After leaving active rowing sometime in 1992, he served as coach for other rowers. In 1993, he took the Pakistan junior team to China for the Asian Junior Competition, where they won bronze. Later, he also served as Chairman Material Commission for the Pakistan Rowing Federation (PRF) and also as its Associate Secretary.

“Later, I got very busy with my construction business. I also got very unfit. Then a time came when I couldn’t even run two rounds at Karachi’s National Coaching Centre. I remembered earlier doing seven to eight rounds there easily,” he says.

“In 2004, I imported an indoor rowing machine for myself, to try and get back into shape. I weighed 108kg at the time, and indoor rowing, running and skipping brought me down to 80kg. My old sportsman’s discipline kicked in. I never stopped working out or rowing after that, even for a day.

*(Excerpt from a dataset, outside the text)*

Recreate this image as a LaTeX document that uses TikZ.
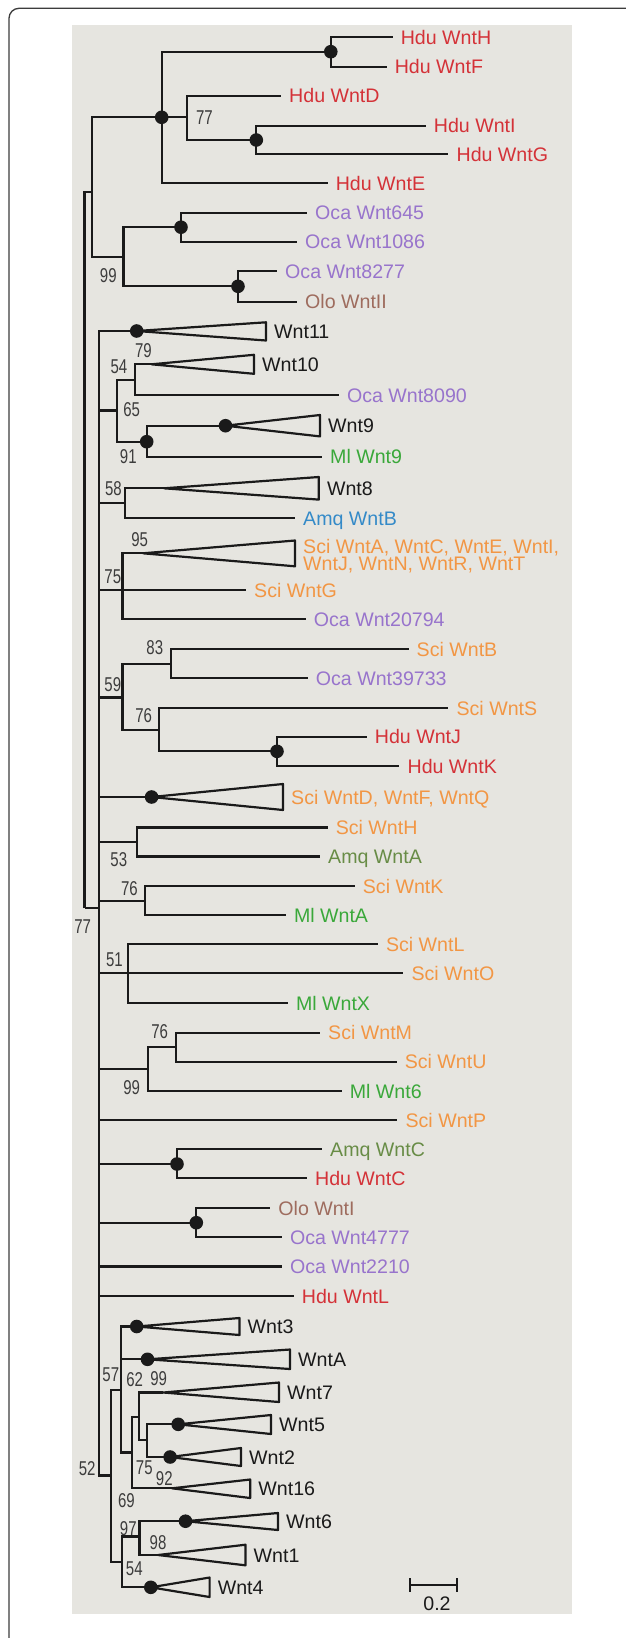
\documentclass[tikz,border=0pt]{standalone}
\usepackage{fontspec}
\setmainfont{Liberation Sans}
\newfontfamily\bsfont[FakeStretch=0.75]{Liberation Sans}
\definecolor{hdu}{RGB}{212,50,56}
\definecolor{oca}{RGB}{152,116,204}
\definecolor{olo}{RGB}{158,108,94}
\definecolor{mlg}{RGB}{58,168,58}
\definecolor{amqb}{RGB}{52,138,200}
\definecolor{amqo}{RGB}{104,140,70}
\definecolor{sci}{RGB}{242,150,68}
\definecolor{treec}{RGB}{26,26,26}
\definecolor{bsc}{RGB}{60,60,60}
\definecolor{bgc}{RGB}{230,229,224}
\definecolor{framec}{RGB}{60,60,60}
\newcommand\tri[4]{\draw[tree,line join=round] (#1) -- (#2,#3) -- (#2,#4) -- cycle;}
\begin{document}
\begin{tikzpicture}[x=1pt,y=-1pt,
  tree/.style={line width=2.2pt,draw=treec},
  lab/.style={anchor=west,inner xsep=8pt,inner ysep=0pt,text height=14pt,text depth=0pt,
    font=\fontsize{19.6}{16.7}\selectfont,text=treec},
  bs/.style={inner sep=0pt,text=bsc,font=\bsfont\fontsize{20}{20}\selectfont},
  dotc/.style={fill=treec}]
\fill[white] (0,0) rectangle (625,1638);
\useasboundingbox (0,0) rectangle (625,1638);
\fill[bgc] (71.7,25) rectangle (571.7,1613.7);
\draw[framec,line width=1.3pt,rounded corners=10pt] (9,1645) -- (9,8.3) -- (640,8.3);

% ---------- root ----------
\coordinate (R0) at (84.5,908.3);
\coordinate (A) at (92.2,191.7);
\coordinate (B) at (98.8,908.3);
\draw[tree] (R0) |- (A);
\draw[tree] (R0) -- (B);
\node[bs] (b77r) at (82.7,927) {77};

% ---------- top group ----------
\coordinate (H1) at (161.7,117.3);
\coordinate (N99) at (123.5,256.8);
\draw[tree] (A) |- (H1);
\draw[tree] (A) |- (N99);
\coordinate (HF) at (330.8,51.7);
\coordinate (N77) at (187.3,117.3);
\node[lab,text=hdu] (tHE) at (327.6,183.3) {Hdu WntE};
\draw[tree] (H1) |- (HF);
\draw[tree] (H1) -- (N77);
\draw[tree] (H1) |- (tHE.west);
\node[lab,text=hdu] (tHH) at (392.6,37.3) {Hdu WntH};
\node[lab,text=hdu] (tHF) at (386.6,66.7) {Hdu WntF};
\draw[tree] (HF) |- (tHH.west);
\draw[tree] (HF) |- (tHF.west);
\node[lab,text=hdu] (tHD) at (281,95.7) {Hdu WntD};
\coordinate (IG) at (256.3,140);
\draw[tree] (N77) |- (tHD.west);
\draw[tree] (N77) |- (IG);
\node[lab,text=hdu] (tHI) at (425.7,125.7) {Hdu WntI};
\node[lab,text=hdu] (tHG) at (448.4,154.3) {Hdu WntG};
\draw[tree] (IG) |- (tHI.west);
\draw[tree] (IG) |- (tHG.west);
\node[bs] (b77) at (204.5,117.3) {77};

\coordinate (O1) at (181,227.2);
\coordinate (O2) at (238,286.3);
\draw[tree] (N99) |- (O1);
\draw[tree] (N99) |- (O2);
\node[lab,text=oca] (tO645) at (307,212.7) {Oca Wnt645};
\node[lab,text=oca] (tO1086) at (297,241.7) {Oca Wnt1086};
\draw[tree] (O1) |- (tO645.west);
\draw[tree] (O1) |- (tO1086.west);
\node[lab,text=oca] (tO8277) at (277,271) {Oca Wnt8277};
\node[lab,text=olo] (tOloII) at (297,301.7) {Olo WntII};
\draw[tree] (O2) |- (tO8277.west);
\draw[tree] (O2) |- (tOloII.west);
\node[bs] (b99a) at (108.3,276) {99};

% ---------- lower group ----------
% Wnt11
\coordinate (c11) at (136.7,331);
\draw[tree] (B) |- (c11);
\tri{c11}{266}{322.3}{340.5}
\node[lab] (tW11) at (266,331) {Wnt11};
\node[bs] (b79) at (143.4,350.3) {79};
% 65
\coordinate (N65) at (117,410.5);
\draw[tree] (B) |- (N65);
\node[bs] (b65) at (131.6,409.3) {65};
\coordinate (N54) at (134.8,380);
\draw[tree] (N65) |- (N54);
\node[bs] (b54) at (118.9,366.7) {54};
\coordinate (a10) at (151.5,364.3);
\draw[tree] (N54) |- (a10);
\tri{a10}{254}{354.8}{373.8}
\node[lab] (tW10) at (254,364.3) {Wnt10};
\node[lab,text=oca] (tO8090) at (338.8,395) {Oca Wnt8090};
\draw[tree] (N54) |- (tO8090.west);
\coordinate (N91) at (146.7,441.7);
\draw[tree] (N65) |- (N91);
\node[bs] (b91) at (128.3,456.3) {91};
\coordinate (c9) at (225.5,425.7);
\draw[tree] (N91) |- (c9);
\tri{c9}{320}{415}{436.4}
\node[lab] (tW9) at (320,425.7) {Wnt9};
\node[lab,text=mlg] (tMl9) at (322,456.7) {Ml Wnt9};
\draw[tree] (N91) |- (tMl9.west);
% 58
\coordinate (N58) at (125,503.3);
\draw[tree] (B) |- (N58);
\node[bs] (b58) at (113.5,488.3) {58};
\coordinate (a8) at (164,488.3);
\draw[tree] (N58) |- (a8);
\tri{a8}{318.8}{477}{499.6}
\node[lab] (tW8) at (318.8,488.3) {Wnt8};
\node[lab,text=amqb] (tAB) at (295,518.3) {Amq WntB};
\draw[tree] (N58) |- (tAB.west);
% 75
\coordinate (N75) at (122.5,590);
\draw[tree] (B) |- (N75);
\node[bs] (b75) at (112.8,576.7) {75};
\node[bs] (b95) at (139.7,539.3) {95};
\coordinate (aS) at (143,553.3);
\draw[tree] (N75) |- (aS);
\tri{aS}{295}{540.5}{566.3}
\node[lab,text=sci] (tSA1) at (295,546.7) {Sci WntA, WntC, WntE, WntI,};
\node[lab,text=sci] (tSA2) at (295,563.3) {WntJ, WntN, WntR, WntT};
\node[lab,text=sci] (tSG) at (246,590) {Sci WntG};
\draw[tree] (N75) -- (tSG.west);
\node[lab,text=oca] (tO20794) at (305.7,619) {Oca Wnt20794};
\draw[tree] (N75) |- (tO20794.west);
% 59
\coordinate (N59) at (122.5,697.5);
\draw[tree] (B) |- (N59);
\node[bs] (b59) at (112.8,684.5) {59};
\coordinate (N83) at (171.2,664);
\draw[tree] (N59) |- (N83);
\node[bs] (b83) at (154.8,648) {83};
\node[lab,text=sci] (tSB) at (408.5,649) {Sci WntB};
\node[lab,text=oca] (tO39733) at (307.7,678.3) {Oca Wnt39733};
\draw[tree] (N83) |- (tSB.west);
\draw[tree] (N83) |- (tO39733.west);
\coordinate (N76a) at (159.2,730);
\draw[tree] (N59) |- (N76a);
\node[bs] (b76a) at (143.7,715.5) {76};
\node[lab,text=sci] (tSS) at (448.4,708.3) {Sci WntS};
\draw[tree] (N76a) |- (tSS.west);
\coordinate (JK) at (277,751.3);
\draw[tree] (N76a) |- (JK);
\node[lab,text=hdu] (tHJ) at (366.7,736.7) {Hdu WntJ};
\node[lab,text=hdu] (tHK) at (399.4,766) {Hdu WntK};
\draw[tree] (JK) |- (tHJ.west);
\draw[tree] (JK) |- (tHK.west);
% Sci WntD
\coordinate (cD) at (151.6,797);
\draw[tree] (B) |- (cD);
\tri{cD}{283}{784}{810}
\node[lab,text=sci] (tSD) at (283,797) {Sci WntD, WntF, WntQ};
% 53
\coordinate (N53) at (136.7,842.3);
\draw[tree] (B) |- (N53);
\node[bs] (b53) at (118.8,859.3) {53};
\node[lab,text=sci] (tSH) at (327.6,827.5) {Sci WntH};
\node[lab,text=amqo] (tAA) at (320,856.5) {Amq WntA};
\draw[tree] (N53) |- (tSH.west);
\draw[tree] (N53) |- (tAA.west);
% 76b
\coordinate (N76b) at (144.7,901);
\draw[tree] (B) |- (N76b);
\node[bs] (b76b) at (129.5,888.3) {76};
\node[lab,text=sci] (tSK) at (354.7,886) {Sci WntK};
\node[lab,text=mlg] (tMlA) at (285.8,915) {Ml WntA};
\draw[tree] (N76b) |- (tSK.west);
\draw[tree] (N76b) |- (tMlA.west);
% 51
\coordinate (N51) at (128.3,973.3);
\draw[tree] (B) |- (N51);
\node[bs] (b51) at (114.4,960) {51};
\node[lab,text=sci] (tSL) at (377.8,944) {Sci WntL};
\node[lab,text=sci] (tSO) at (403.3,973.3) {Sci WntO};
\node[lab,text=mlg] (tMlX) at (287.8,1003.3) {Ml WntX};
\draw[tree] (N51) |- (tSL.west);
\draw[tree] (N51) -- (tSO.west);
\draw[tree] (N51) |- (tMlX.west);
% 99b
\coordinate (N99b) at (147.6,1069.2);
\draw[tree] (B) |- (N99b);
\node[bs] (b99b) at (131.6,1087.7) {99};
\coordinate (N76c) at (175.6,1047.3);
\draw[tree] (N99b) |- (N76c);
\node[bs] (b76c) at (159.7,1031.2) {76};
\node[lab,text=sci] (tSM) at (320,1032.7) {Sci WntM};
\node[lab,text=sci] (tSU) at (396.6,1061.7) {Sci WntU};
\draw[tree] (N76c) |- (tSM.west);
\draw[tree] (N76c) |- (tSU.west);
\node[lab,text=mlg] (tMl6) at (341.6,1091) {Ml Wnt6};
\draw[tree] (N99b) |- (tMl6.west);
% Sci WntP
\node[lab,text=sci] (tSP) at (397.4,1120) {Sci WntP};
\draw[tree] (B) |- (tSP.west);
% C
\coordinate (cC) at (177,1164);
\draw[tree] (B) |- (cC);
\node[lab,text=amqo] (tAC) at (322,1149) {Amq WntC};
\node[lab,text=hdu] (tHC) at (306.9,1178.3) {Hdu WntC};
\draw[tree] (cC) |- (tAC.west);
\draw[tree] (cC) |- (tHC.west);
% Olo WntI
\coordinate (cOI) at (196.3,1222.7);
\draw[tree] (B) |- (cOI);
\node[lab,text=olo] (tOloI) at (270.2,1208.3) {Olo WntI};
\node[lab,text=oca] (tO4777) at (281.8,1237.3) {Oca Wnt4777};
\draw[tree] (cOI) |- (tOloI.west);
\draw[tree] (cOI) |- (tO4777.west);
\node[lab,text=oca] (tO2210) at (281.8,1266.5) {Oca Wnt2210};
\draw[tree] (B) |- (tO2210.west);
\node[lab,text=hdu] (tHL) at (293.7,1296) {Hdu WntL};
\draw[tree] (B) |- (tHL.west);
% 52
\coordinate (N52) at (110.9,1475.5);
\draw[tree] (B) |- (N52);
\node[bs] (b52) at (87.2,1469) {52};
\coordinate (N57) at (121,1390);
\draw[tree] (N52) |- (N57);
\node[bs] (b57) at (110.8,1375) {57};
\coordinate (c3) at (136.7,1326.5);
\draw[tree] (N57) |- (c3);
\tri{c3}{239.5}{1318}{1335}
\node[lab] (tW3) at (239.5,1326.5) {Wnt3};
\coordinate (cA) at (147.5,1359.3);
\draw[tree] (N57) |- (cA);
\tri{cA}{290}{1349.5}{1369}
\node[lab] (tWA) at (290,1359.3) {WntA};
\coordinate (N69) at (131.6,1452.5);
\draw[tree] (N57) |- (N69);
\node[bs] (b69) at (126.5,1500.5) {69};
\coordinate (N62) at (138.9,1416.7);
\draw[tree] (N69) |- (N62);
\node[bs] (b62) at (134.7,1380) {62};
\node[bs] (b99c) at (158.6,1379) {99};
\coordinate (a7) at (163.4,1392.5);
\draw[tree] (N62) |- (a7);
\tri{a7}{279}{1382.5}{1402}
\node[lab] (tW7) at (279,1392.5) {Wnt7};
\coordinate (N75b) at (147,1440);
\draw[tree] (N62) |- (N75b);
\node[bs] (b75b) at (144.3,1467.3) {75};
\node[bs] (b92) at (164.3,1478.5) {92};
\coordinate (c5) at (178.2,1424.3);
\draw[tree] (N75b) |- (c5);
\tri{c5}{271}{1415}{1434}
\node[lab] (tW5) at (271,1424.3) {Wnt5};
\coordinate (c2) at (170.1,1457);
\draw[tree] (N75b) |- (c2);
\tri{c2}{241}{1448}{1466}
\node[lab] (tW2) at (241,1457) {Wnt2};
\coordinate (a16) at (172,1488.3);
\draw[tree] (N69) |- (a16);
\tri{a16}{250.2}{1479.5}{1498}
\node[lab] (tW16) at (250.2,1488.3) {Wnt16};
\coordinate (N54b) at (121.6,1562);
\draw[tree] (N52) |- (N54b);
\node[bs] (b97) at (128.3,1528.2) {97};
\node[bs] (b54b) at (134.3,1569) {54};
\coordinate (N98) at (139.4,1536.5);
\draw[tree] (N54b) |- (N98);
\node[bs] (b98) at (158,1542.6) {98};
\coordinate (c6) at (185.5,1521.2);
\draw[tree] (N98) |- (c6);
\tri{c6}{278}{1513}{1530}
\node[lab] (tW6) at (278,1521.2) {Wnt6};
\coordinate (a1) at (158,1555);
\draw[tree] (N98) |- (a1);
\tri{a1}{245.5}{1544.7}{1565.3}
\node[lab] (tW1) at (245.5,1555) {Wnt1};
\coordinate (c4) at (150.8,1587.3);
\draw[tree] (N54b) |- (c4);
\tri{c4}{209.6}{1577.5}{1597}
\node[lab] (tW4) at (209.6,1587.3) {Wnt4};

% ---------- dots ----------
\foreach \d in {H1,HF,IG,O1,O2,c11,N91,c9,JK,cD,cC,cOI,c3,cA,c5,c2,c6,c4}
  \fill[dotc] (\d) circle (6.8pt);

% ---------- scale bar ----------
\coordinate (sbL) at (410,1584.7);
\coordinate (sbR) at (456.7,1584.7);
\draw[tree] (sbL) -- (sbR);
\draw[tree] ([yshift=-7pt]sbL) -- ([yshift=7pt]sbL);
\draw[tree] ([yshift=-7pt]sbR) -- ([yshift=7pt]sbR);
\node[inner sep=0pt,text=treec,font=\fontsize{19.6}{20}\selectfont] (sbT) at (437,1603.7) {0.2};
\end{tikzpicture}
\end{document}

“In 2014, there was an indoor rowing competition in Islamabad for rowers who were 40-plus. I was 50-plus and I walked away with gold there,” he says with some pride. “Two years later, I went to the USA and bagged two gold and one bronze medal in a competition for 50 to 60-year-olds. I was 55-plus then.

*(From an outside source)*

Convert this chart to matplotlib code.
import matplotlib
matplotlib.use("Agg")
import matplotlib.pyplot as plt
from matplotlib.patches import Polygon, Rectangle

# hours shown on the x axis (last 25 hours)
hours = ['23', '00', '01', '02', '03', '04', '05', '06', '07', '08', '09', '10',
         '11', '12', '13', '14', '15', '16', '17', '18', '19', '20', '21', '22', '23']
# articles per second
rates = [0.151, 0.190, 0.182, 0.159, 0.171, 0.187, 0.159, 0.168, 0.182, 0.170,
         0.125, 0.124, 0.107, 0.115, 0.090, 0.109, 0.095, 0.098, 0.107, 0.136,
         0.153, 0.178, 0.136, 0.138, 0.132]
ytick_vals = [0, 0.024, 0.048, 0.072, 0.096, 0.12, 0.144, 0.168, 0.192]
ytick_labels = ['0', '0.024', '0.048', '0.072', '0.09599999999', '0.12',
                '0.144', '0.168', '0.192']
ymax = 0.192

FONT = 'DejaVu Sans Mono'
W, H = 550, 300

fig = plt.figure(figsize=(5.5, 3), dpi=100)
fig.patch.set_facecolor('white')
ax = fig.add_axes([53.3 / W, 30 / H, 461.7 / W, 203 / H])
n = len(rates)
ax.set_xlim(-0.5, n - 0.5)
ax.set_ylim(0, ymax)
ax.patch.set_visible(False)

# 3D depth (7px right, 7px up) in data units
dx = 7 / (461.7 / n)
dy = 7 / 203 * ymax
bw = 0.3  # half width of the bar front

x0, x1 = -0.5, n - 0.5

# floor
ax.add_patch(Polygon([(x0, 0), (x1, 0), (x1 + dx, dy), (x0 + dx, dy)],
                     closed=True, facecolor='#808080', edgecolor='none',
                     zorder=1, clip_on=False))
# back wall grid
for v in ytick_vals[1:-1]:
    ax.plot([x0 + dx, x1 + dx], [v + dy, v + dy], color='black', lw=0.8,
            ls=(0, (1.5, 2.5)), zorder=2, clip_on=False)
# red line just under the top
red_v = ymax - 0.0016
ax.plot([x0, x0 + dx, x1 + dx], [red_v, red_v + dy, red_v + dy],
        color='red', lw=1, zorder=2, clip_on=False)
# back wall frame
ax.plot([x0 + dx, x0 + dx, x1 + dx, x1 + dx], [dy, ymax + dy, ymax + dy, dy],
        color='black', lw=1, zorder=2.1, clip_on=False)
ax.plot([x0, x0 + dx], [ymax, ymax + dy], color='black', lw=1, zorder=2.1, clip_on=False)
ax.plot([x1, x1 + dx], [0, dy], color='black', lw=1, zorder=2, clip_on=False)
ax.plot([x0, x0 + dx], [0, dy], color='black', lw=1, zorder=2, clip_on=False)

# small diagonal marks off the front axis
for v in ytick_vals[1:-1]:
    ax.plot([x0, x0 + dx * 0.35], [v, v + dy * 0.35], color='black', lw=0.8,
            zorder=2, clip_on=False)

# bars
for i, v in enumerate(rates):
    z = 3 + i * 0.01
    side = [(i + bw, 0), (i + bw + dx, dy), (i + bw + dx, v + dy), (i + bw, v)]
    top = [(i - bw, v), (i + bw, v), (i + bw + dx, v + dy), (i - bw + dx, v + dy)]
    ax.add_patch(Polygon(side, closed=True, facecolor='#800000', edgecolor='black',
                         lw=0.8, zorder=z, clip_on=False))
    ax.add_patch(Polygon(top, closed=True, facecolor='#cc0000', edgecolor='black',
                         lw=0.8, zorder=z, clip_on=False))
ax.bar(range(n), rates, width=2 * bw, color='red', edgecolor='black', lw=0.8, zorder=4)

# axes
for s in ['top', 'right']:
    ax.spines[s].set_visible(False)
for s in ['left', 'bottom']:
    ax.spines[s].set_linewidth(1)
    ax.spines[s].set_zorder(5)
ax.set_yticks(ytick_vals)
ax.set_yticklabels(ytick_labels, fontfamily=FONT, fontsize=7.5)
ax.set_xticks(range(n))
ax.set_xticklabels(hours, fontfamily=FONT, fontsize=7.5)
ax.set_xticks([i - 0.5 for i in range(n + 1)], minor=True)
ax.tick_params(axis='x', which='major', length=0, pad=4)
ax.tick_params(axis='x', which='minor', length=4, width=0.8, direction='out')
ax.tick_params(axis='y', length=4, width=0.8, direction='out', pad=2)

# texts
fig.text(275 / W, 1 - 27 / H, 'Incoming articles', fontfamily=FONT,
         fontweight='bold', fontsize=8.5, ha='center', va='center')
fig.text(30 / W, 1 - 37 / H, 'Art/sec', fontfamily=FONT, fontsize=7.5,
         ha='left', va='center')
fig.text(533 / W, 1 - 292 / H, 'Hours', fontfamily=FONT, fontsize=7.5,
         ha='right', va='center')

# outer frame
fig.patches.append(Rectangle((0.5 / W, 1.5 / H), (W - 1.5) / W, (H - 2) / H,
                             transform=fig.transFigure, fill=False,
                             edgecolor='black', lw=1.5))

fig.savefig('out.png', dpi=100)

“In 2018, I took two bronzes in the Pan Pacific Masters indoor rowing event, in Queensland, Australia. The following year, I took another four bronzes in the XVII Australian Masters. I have won rowing championships in Australia, USA, and the UK,” he points out.

Shahzad now has his eye on the World Indoor Rowing Championship, to be held in Hamburg, Germany, in February 2022.

“But,” he says, “indoor rowing I started for my own fitness. And now that I am fit enough, I want to get back into the real thing. I want to get into outdoor rowing once again.

“As a young man, as I followed my love for rowing, I also had certain other goals in mind for myself, which I couldn’t turn away from — I wanted to study, I wanted earn well, I wanted to take care of my family, my children. And now that all is well there, I am free to concentrate on rowing again,” he says.

He also often suggests rowing to his sporting daughters for strengthening their wrists, as you need strong wrists for both badminton as well as power-lifting. He also wants to do something to get more people into boating activities in Karachi.

“We are so lucky to have a choice at hand of areas for conducting boating activities, be it rowing, canoeing, sailing, yachting, or anything else. There is the Arabian Sea, the creek areas, Chinna Creek, the Marina Club waters. Why not start healthy activities here?” It’s clear where Mahoor and Rabia’s love and passion for sports comes from.

“I have also been building boats now,” says Shahzad. “I had two catamarans built locally. I can have more boats built here, I can also import boats. Let’s use this water for different kinds of boating.”